• **The request**
Reproduce the material word for word; the images stay out.

• **Recorded data**
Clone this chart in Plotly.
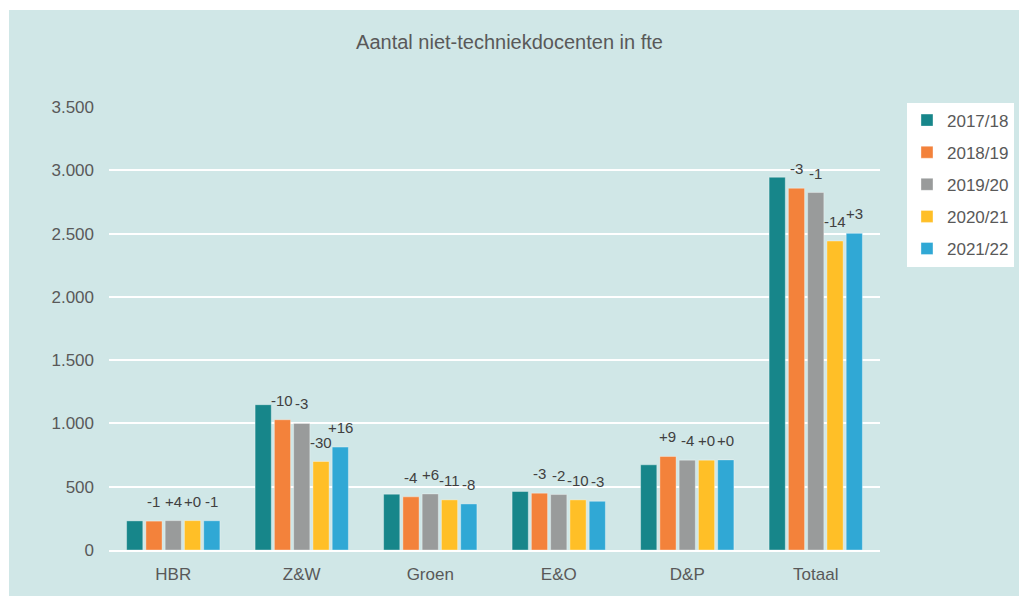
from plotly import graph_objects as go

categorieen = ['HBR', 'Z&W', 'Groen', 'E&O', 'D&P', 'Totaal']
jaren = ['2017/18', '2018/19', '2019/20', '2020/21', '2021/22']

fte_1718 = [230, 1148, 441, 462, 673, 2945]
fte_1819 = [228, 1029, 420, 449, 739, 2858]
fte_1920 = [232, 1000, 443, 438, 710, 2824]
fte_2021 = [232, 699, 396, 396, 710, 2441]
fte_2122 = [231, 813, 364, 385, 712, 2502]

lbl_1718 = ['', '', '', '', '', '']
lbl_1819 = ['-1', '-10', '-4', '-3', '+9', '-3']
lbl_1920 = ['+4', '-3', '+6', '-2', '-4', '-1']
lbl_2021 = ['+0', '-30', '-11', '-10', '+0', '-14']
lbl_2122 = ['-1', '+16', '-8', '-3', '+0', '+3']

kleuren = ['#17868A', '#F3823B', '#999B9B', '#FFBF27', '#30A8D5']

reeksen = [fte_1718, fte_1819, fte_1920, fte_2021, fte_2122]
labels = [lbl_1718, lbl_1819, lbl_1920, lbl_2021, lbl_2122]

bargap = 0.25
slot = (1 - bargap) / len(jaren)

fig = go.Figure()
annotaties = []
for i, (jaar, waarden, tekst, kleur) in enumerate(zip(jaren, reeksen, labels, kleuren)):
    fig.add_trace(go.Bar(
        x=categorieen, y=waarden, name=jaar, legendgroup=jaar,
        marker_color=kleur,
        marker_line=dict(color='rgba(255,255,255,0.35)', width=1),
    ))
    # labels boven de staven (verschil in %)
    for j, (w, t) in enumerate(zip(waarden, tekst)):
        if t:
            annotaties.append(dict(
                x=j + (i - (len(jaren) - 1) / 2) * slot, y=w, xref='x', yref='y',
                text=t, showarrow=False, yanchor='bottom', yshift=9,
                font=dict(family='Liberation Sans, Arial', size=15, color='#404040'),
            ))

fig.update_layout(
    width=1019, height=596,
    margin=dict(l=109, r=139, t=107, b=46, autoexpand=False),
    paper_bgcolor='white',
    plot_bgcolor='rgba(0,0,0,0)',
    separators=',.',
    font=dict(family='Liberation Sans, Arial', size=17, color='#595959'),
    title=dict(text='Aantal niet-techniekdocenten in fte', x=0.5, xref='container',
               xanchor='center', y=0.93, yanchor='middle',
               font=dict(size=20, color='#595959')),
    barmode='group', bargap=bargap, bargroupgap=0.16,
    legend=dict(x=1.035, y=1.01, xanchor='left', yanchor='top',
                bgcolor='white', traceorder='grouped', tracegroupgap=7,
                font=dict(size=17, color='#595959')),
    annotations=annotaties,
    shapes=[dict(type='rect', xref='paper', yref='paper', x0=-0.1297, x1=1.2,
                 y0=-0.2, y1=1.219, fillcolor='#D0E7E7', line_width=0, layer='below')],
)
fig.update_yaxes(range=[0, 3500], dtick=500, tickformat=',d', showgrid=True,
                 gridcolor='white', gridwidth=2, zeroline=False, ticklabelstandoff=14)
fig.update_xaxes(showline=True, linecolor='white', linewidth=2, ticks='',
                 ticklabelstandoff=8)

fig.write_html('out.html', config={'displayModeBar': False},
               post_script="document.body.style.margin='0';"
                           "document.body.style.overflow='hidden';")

• **Result of this exercise**
Clone this chart in Plotly.
from plotly import graph_objects as go

categorieen = ['HBR', 'Z&W', 'Groen', 'E&O', 'D&P', 'Totaal']
jaren = ['2017/18', '2018/19', '2019/20', '2020/21', '2021/22']

fte_1718 = [230, 1148, 441, 462, 673, 2945]
fte_1819 = [228, 1029, 420, 449, 739, 2858]
fte_1920 = [232, 1000, 443, 438, 710, 2824]
fte_2021 = [232, 699, 396, 396, 710, 2441]
fte_2122 = [231, 813, 364, 385, 712, 2502]

lbl_1718 = ['', '', '', '', '', '']
lbl_1819 = ['-1', '-10', '-4', '-3', '+9', '-3']
lbl_1920 = ['+4', '-3', '+6', '-2', '-4', '-1']
lbl_2021 = ['+0', '-30', '-11', '-10', '+0', '-14']
lbl_2122 = ['-1', '+16', '-8', '-3', '+0', '+3']

kleuren = ['#17868A', '#F3823B', '#999B9B', '#FFBF27', '#30A8D5']

reeksen = [fte_1718, fte_1819, fte_1920, fte_2021, fte_2122]
labels = [lbl_1718, lbl_1819, lbl_1920, lbl_2021, lbl_2122]

bargap = 0.25
slot = (1 - bargap) / len(jaren)

fig = go.Figure()
annotaties = []
for i, (jaar, waarden, tekst, kleur) in enumerate(zip(jaren, reeksen, labels, kleuren)):
    fig.add_trace(go.Bar(
        x=categorieen, y=waarden, name=jaar, legendgroup=jaar,
        marker_color=kleur,
        marker_line=dict(color='rgba(255,255,255,0.35)', width=1),
    ))
    # labels boven de staven (verschil in %)
    for j, (w, t) in enumerate(zip(waarden, tekst)):
        if t:
            annotaties.append(dict(
                x=j + (i - (len(jaren) - 1) / 2) * slot, y=w, xref='x', yref='y',
                text=t, showarrow=False, yanchor='bottom', yshift=9,
                font=dict(family='Liberation Sans, Arial', size=15, color='#404040'),
            ))

fig.update_layout(
    width=1019, height=596,
    margin=dict(l=109, r=139, t=107, b=46, autoexpand=False),
    paper_bgcolor='white',
    plot_bgcolor='rgba(0,0,0,0)',
    separators=',.',
    font=dict(family='Liberation Sans, Arial', size=17, color='#595959'),
    title=dict(text='Aantal niet-techniekdocenten in fte', x=0.5, xref='container',
               xanchor='center', y=0.93, yanchor='middle',
               font=dict(size=20, color='#595959')),
    barmode='group', bargap=bargap, bargroupgap=0.16,
    legend=dict(x=1.035, y=1.01, xanchor='left', yanchor='top',
                bgcolor='white', traceorder='grouped', tracegroupgap=7,
                font=dict(size=17, color='#595959')),
    annotations=annotaties,
    shapes=[dict(type='rect', xref='paper', yref='paper', x0=-0.1297, x1=1.2,
                 y0=-0.2, y1=1.219, fillcolor='#D0E7E7', line_width=0, layer='below')],
)
fig.update_yaxes(range=[0, 3500], dtick=500, tickformat=',d', showgrid=True,
                 gridcolor='white', gridwidth=2, zeroline=False, ticklabelstandoff=14)
fig.update_xaxes(showline=True, linecolor='white', linewidth=2, ticks='',
                 ticklabelstandoff=8)

fig.write_html('out.html', config={'displayModeBar': False},
               post_script="document.body.style.margin='0';"
                           "document.body.style.overflow='hidden';")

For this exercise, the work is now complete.